= Van Eynden family =

Roeland van Eynden (/nl/) was a Dutch painter. He was born at Nymegen in 1747, and died at Dordrecht in 1819. Like his brother he devoted but a portion of his time to painting, and is principally known by his works on art and artists, of which the most important is the Geschiedenis der Vaderlandsche Schilderkunst, written in conjunction with Van der Willigen, and published in 1816–1842.

Jacobus van Eynden, also known as Jacobus II, the older brother of Roeland, born at Nymegen in 1733, studied art under his father, and painted principally watercolour pictures of flowers, fruit, animals, and views of towns. He, however, devoted a large portion of his time to science. He died at Nymegen in 1824.

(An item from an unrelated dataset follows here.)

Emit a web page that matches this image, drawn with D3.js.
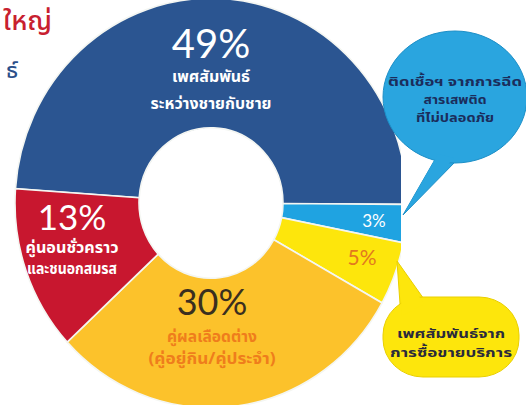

Frans van Eynden, uncle of Roeland and Jacobus, born at Nymegen in 1694, studied under Elias van Nymegen at Rotterdam. Aided by the counsels of Chevalier Van der Werf, he painted Arcadian scenes, which he executed in the manner of Jan van Huysum, but not with equal perfection. His skies and distances are serene and delicate, and the clouds illumined by the sun are pleasingly reflected in the waters. His scenes are skilfully varied, and the different kinds of trees characterized with a neat and masterly touch; his figures also are well painted, and disposed with judgment. He seldom signed his pictures, unless required to do so by the purchaser. He died at Nymegen in 1742.